The numbers for Jamaica are as follows: 12.5 per cent of the seats in the House of Representatives are filled by women; 14 female legislators are in the 84-member Parliament, eight of whom were elected to the Lower House and six appointed to the Senate. Jamaica has a female prime minister.

Portia Simpson Miller, Jamaican Prime Minister

Portia Simpson Miller, Jamaican Prime Minister

Women tend to be numerically underrepresented in representative politics worldwide. The concern of many about that is how this reflects current and past discrimination. So, I am all for removing the discrimination, but not by allocation. That raises more issues than it solves, not least the reasonable expectation of any person or group that feels or can show it suffers or suffered discrimination to have similar treatment. People for certain income groups. People from certain schools or types of schools (imagine the UK Parliament if there were limits on persons from Eton, Oxford and Cambridge). People of different sexual persuasions. The list could get long. They all have grievances.

What struck me was what I know of the world from personal experience. Of all the people I know in all of my life, barely a handful have chosen to run for political office or been nominated to serve in one. I have moved from poor Jamaica, to the UK, to the US. I have worked in many countries. The acquaintances that I have made are almost as varied as there are people in the world. Yet, barely a handful of those are politicians, neither men nor women. Some of them come from serious political families. The people I know and have known have done or do many other things to help the world be a better place: doctors, pilots, nurses, engineers; in media; in films; writers; economists (hmm :-)); athletes; musicians; parents.

Only one person I know and work with went into national politics after we met and he became president of Mexico.

My view has been that a certain kind of person is drawn towards national politics. The common perception of politics is that it is a dirty game or business. Even Jamaica’s Minister of Youth and Culture called it a ‘blood sport’. It’s rough and tough. Yet, I know people who are very much into such activities, yet chose not to enter politics.

The one woman I know who entered politics, is of Jamaican descent and lives in the UK, becoming the first black woman to be elected to the House of Commons. Let’s call that a double gold.

My Scandinavian friends enjoy a life where women are numerically far better represented than in most of the rest of the world.
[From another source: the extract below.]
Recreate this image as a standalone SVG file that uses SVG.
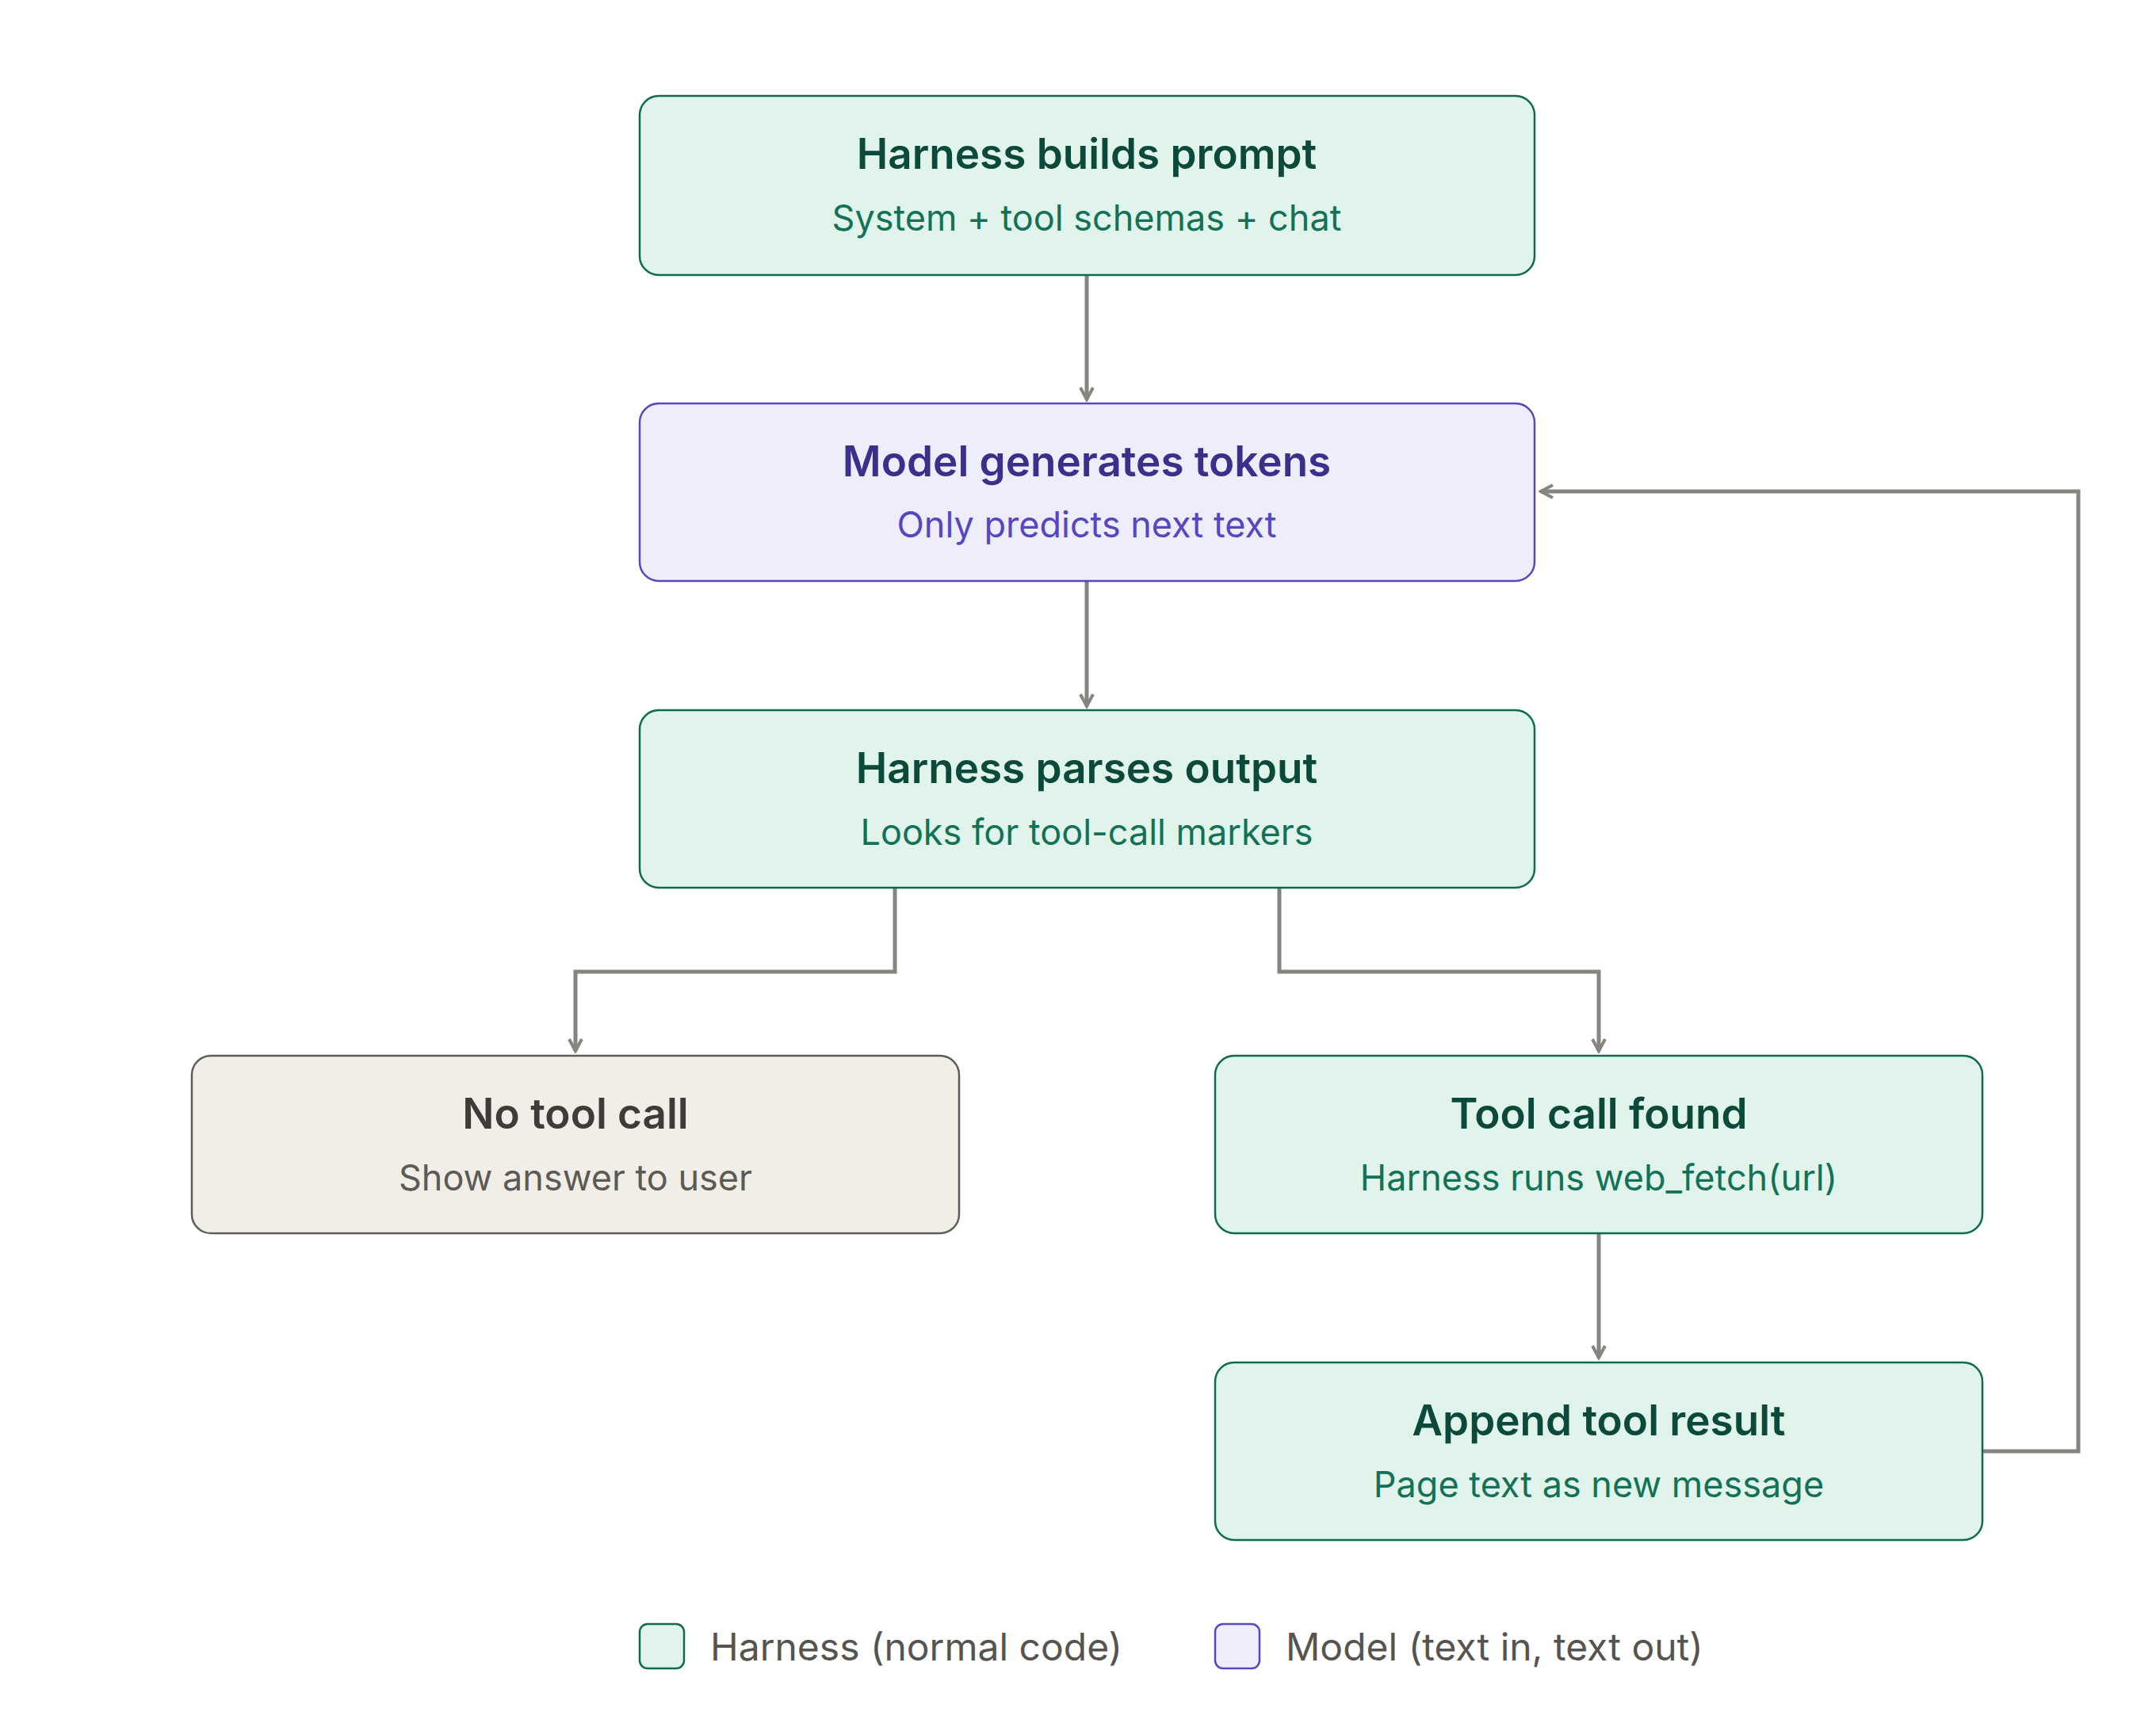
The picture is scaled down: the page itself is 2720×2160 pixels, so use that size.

But, analysis of that development shows that what mattered most was making opportunities for women better, especially after they gave birth, reducing some of the social biases of domestic life. Let’s call it ‘investing in women’.

Denmark's member of the European Parliament Hanne Dahl and her baby attend a voting session at the European Parliament in Strasbourg

Denmark’s member of the European Parliament Hanne Dahl and her baby attend a voting session at the European Parliament in Strasbourg

Their societies have a better numerical gender balance than most others. Last week a friend shared a report that Norwegian men have the highest rating for helping with domestic chores. It’s a pattern of how life is led. My Scandinavian women friends all work outside the home; they are all well-educated (a key); share domestic duties with their male partners; had children for whom day care was easy to find and very affordable; have easy commutes; are mostly managers.

Jamaica has an advantage over many other countries because its women are climbing the higher education ladders very fast. That augurs well. Women are rising to high managerial positions in the private sector also at a good rate. Jamaica has one of the best role models for women, with a female prime minister, serving her second term. She beat out men to become party leader and beat out men to lead the nation.

We are part of an international grouping–Commonwealth countries–that has had a female head of state, the Queen of England, for well over 60 years. We have all been able to see how she can lead a nation from a non-political position. Her life is undoubtedly privileged, but it also has had its strains not least that almost all of it, personally and that of her close relatives, has been in full public gaze. The UK had its female political leader, Margaret Thatcher, known unflatteringly as ‘iron lady’.

The "Iron Lady", Margaret Thatcher

The “Iron Lady”, Margaret Thatcher

To add to the startlingly small number of people I know who have gone into politics is the astonishing number who have never expressed the slightest interest in it, either. I know that we are not all cynics, but perhaps we have a good sense of what politics can do and what other aspects of life have to offer. I certainly know people who are much brighter than most of the politicians I have encountered. I certainly know people who are much more articulate and persuasive: some are now bureaucrats, or write speeches for politicians; some are in literary fields, some are business people (not all successful :-)). I certainly know people who have shown more vision than most politicians I have encountered; some of them are now priests; one is a doctor, who is very happy in her field. I certainly know hordes of people who are more honest than most of the politicians I have encountered. Many friends had no political aspirations but found themselves advising politicians.

Politicians are not paragons, and may well be deeply flawed. Politicians seem to get embroiled in more scandals than ordinary people, but maybe that is something that is skewed by media interest. None of my acquaintances over nearly 60 years have had the kind of sordid lives I have heard about for some politicians, and my connections are not just with nice people. I have friends and acquaintances who were criminals and have spent time in prison.

I am sure there are women who desire to become politicians, who feel that a quota may offer them the best chance, given other constraints on rising up the political ladder. I don’t know, however, if they would want to take up the quota offers, given the ‘baggage’ that would come from such favouritism.

For long run sustainability, I’d rather see Jamaica go the way of Scandinavia. Invest more and better in women.